▶ [WHAT YOU NEED TO DO] Reproduce each line bearing the word "this".

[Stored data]
━━━━━━

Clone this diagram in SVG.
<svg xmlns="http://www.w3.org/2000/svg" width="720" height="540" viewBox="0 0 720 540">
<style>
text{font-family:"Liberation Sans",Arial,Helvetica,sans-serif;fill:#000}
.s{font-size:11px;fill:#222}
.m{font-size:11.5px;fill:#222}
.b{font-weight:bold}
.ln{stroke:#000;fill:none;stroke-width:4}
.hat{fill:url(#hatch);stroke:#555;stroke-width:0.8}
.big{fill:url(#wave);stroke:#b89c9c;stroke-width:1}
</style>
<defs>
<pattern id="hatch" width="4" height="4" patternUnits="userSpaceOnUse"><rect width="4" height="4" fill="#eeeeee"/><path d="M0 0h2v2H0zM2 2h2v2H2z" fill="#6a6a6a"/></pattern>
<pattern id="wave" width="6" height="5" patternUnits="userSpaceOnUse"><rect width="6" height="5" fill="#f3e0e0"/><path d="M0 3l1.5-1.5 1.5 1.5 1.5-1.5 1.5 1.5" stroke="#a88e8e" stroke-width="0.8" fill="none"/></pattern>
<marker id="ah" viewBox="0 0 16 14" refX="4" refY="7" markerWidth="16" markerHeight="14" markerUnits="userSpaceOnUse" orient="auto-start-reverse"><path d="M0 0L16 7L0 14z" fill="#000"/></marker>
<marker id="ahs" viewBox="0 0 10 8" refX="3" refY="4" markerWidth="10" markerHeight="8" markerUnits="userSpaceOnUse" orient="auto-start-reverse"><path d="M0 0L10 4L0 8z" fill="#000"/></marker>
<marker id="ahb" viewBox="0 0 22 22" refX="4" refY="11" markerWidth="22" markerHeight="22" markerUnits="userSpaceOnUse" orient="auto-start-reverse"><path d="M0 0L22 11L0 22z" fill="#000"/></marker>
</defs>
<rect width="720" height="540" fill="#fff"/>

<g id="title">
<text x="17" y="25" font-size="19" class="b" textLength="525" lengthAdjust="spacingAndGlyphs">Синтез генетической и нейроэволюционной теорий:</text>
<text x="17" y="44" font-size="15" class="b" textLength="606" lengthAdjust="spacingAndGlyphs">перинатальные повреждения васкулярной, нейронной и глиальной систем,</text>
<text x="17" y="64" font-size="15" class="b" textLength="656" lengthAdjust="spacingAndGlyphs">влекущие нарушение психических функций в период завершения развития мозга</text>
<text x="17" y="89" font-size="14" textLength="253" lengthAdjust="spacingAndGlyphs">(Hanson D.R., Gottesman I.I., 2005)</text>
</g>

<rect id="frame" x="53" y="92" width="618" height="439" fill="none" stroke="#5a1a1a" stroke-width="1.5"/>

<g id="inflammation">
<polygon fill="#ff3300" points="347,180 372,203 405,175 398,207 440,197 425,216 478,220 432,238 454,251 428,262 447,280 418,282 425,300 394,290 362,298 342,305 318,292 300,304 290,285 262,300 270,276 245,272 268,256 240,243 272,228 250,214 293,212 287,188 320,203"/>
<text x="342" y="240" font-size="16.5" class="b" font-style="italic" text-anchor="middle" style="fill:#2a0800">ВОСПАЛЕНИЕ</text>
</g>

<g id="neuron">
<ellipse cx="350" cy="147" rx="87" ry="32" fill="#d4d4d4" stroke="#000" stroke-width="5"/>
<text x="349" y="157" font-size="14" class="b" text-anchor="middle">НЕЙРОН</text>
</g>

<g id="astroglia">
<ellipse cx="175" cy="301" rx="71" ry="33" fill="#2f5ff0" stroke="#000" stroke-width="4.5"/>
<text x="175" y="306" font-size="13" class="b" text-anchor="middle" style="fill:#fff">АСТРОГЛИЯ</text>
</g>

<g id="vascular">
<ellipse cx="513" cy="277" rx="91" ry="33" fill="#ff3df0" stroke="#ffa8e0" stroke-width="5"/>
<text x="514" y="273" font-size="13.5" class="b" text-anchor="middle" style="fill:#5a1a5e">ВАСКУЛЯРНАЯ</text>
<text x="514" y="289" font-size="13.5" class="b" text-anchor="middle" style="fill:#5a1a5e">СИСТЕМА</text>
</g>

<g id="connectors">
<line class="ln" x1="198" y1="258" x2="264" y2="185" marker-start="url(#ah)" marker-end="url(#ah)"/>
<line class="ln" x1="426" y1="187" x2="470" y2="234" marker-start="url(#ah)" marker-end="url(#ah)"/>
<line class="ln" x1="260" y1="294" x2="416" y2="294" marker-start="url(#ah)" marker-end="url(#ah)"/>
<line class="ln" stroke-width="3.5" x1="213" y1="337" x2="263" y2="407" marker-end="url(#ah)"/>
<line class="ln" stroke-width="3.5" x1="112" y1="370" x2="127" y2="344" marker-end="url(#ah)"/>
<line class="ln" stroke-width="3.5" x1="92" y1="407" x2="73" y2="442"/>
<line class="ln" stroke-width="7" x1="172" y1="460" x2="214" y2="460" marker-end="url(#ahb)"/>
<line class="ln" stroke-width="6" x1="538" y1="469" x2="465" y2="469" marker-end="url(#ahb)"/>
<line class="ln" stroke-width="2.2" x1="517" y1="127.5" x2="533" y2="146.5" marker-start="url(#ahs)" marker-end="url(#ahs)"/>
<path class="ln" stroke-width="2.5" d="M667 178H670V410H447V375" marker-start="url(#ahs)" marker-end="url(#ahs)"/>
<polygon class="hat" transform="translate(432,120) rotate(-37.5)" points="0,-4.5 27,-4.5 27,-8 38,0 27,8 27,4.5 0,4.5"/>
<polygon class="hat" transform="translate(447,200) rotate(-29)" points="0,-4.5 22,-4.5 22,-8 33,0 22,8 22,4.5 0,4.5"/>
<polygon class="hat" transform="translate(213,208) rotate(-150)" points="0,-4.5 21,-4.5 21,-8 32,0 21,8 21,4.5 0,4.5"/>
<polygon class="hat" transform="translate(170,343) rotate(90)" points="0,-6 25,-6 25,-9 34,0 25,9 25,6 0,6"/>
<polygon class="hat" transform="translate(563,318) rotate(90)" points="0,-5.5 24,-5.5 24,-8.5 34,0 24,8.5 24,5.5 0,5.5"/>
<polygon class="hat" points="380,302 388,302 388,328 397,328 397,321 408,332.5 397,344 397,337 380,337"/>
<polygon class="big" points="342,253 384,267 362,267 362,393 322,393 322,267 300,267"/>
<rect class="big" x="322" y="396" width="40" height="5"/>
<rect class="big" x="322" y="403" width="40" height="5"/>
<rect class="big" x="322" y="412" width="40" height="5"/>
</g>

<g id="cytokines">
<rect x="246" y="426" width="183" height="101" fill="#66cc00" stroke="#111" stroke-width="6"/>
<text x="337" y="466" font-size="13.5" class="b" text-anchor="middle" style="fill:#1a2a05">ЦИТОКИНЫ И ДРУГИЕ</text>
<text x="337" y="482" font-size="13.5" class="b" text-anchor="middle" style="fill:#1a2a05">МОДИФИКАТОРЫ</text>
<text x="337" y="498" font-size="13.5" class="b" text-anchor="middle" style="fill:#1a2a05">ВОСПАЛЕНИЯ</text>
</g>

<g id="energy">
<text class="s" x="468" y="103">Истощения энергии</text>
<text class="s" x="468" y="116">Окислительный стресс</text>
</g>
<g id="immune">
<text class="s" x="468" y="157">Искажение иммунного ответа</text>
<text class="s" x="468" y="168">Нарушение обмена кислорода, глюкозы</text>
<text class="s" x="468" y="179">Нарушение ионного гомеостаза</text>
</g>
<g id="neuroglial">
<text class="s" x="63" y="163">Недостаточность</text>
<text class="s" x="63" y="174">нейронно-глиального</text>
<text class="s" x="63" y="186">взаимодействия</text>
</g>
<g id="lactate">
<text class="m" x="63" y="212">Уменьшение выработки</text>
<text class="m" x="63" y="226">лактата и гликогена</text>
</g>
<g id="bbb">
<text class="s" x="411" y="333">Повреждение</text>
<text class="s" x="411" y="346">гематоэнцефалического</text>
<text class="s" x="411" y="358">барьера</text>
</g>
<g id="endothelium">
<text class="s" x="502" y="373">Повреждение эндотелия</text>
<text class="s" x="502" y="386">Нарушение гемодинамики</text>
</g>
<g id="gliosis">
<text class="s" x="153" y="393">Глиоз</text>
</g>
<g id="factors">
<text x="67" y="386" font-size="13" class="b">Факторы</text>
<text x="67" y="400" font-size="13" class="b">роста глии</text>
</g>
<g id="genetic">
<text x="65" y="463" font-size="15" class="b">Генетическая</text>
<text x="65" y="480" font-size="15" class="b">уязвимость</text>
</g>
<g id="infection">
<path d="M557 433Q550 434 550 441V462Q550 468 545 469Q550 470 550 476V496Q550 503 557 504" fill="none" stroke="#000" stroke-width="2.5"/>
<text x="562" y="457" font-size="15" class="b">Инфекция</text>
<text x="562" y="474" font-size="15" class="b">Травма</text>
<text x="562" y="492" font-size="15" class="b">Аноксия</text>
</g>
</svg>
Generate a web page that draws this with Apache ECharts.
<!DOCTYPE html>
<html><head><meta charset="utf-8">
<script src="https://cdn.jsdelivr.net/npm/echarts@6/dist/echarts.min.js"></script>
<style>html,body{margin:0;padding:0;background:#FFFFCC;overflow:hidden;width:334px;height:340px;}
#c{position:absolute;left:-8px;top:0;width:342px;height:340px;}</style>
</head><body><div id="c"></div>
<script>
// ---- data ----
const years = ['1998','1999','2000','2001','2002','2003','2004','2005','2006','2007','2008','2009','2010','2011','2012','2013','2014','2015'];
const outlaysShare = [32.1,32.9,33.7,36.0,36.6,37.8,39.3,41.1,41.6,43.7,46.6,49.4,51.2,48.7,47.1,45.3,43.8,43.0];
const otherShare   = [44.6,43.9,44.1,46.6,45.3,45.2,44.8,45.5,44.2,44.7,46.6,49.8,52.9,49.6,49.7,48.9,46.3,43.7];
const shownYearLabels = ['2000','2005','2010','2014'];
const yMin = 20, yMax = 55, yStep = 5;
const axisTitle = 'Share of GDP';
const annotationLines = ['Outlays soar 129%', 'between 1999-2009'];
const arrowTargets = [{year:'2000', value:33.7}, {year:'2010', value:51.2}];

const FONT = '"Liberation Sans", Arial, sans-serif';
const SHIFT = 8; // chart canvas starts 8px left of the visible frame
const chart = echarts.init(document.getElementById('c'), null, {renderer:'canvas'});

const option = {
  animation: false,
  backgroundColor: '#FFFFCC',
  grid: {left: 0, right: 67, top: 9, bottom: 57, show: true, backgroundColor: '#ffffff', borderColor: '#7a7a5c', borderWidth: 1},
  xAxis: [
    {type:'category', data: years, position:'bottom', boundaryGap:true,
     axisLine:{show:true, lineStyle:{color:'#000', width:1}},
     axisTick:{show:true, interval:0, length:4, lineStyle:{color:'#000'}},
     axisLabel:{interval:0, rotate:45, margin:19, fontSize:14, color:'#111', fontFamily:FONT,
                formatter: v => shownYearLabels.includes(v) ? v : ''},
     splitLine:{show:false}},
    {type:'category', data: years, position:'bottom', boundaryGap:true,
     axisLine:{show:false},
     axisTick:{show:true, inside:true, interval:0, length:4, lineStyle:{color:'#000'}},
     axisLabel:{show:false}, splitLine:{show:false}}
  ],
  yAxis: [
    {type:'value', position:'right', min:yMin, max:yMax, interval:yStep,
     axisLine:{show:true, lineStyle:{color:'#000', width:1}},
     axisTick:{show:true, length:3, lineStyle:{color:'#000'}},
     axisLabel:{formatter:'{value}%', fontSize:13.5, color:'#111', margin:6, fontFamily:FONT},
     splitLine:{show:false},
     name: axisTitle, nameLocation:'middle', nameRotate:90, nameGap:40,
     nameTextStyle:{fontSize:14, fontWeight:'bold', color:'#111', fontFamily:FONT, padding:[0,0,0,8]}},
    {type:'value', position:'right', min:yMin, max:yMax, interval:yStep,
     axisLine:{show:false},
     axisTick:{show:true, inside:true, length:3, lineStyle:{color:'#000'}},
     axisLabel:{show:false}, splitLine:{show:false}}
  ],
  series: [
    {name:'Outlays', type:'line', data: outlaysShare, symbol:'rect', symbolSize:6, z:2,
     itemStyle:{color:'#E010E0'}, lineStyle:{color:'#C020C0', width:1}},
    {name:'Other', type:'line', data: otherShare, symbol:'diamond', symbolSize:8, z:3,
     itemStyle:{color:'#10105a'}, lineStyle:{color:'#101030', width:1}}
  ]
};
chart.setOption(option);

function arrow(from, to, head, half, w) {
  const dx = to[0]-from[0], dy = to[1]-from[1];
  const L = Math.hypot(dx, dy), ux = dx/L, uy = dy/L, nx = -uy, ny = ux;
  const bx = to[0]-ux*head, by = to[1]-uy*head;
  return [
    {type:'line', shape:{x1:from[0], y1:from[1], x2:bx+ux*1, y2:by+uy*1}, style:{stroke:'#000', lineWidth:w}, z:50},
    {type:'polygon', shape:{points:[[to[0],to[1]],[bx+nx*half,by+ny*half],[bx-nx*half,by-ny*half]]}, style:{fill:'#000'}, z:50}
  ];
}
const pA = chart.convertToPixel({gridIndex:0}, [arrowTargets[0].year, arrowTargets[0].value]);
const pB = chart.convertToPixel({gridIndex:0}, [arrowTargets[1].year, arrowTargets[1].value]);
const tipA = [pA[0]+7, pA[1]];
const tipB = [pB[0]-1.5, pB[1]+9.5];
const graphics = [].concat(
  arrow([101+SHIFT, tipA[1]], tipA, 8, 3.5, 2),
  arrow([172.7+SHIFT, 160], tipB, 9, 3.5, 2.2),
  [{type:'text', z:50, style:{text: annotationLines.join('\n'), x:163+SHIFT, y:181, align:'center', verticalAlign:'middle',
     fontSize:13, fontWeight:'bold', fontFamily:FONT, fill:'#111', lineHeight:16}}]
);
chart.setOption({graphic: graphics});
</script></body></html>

━━━━━━

▶ [FINISHED EXERCISE]
Clone this diagram in SVG.
Generate a web page that draws this with Apache ECharts.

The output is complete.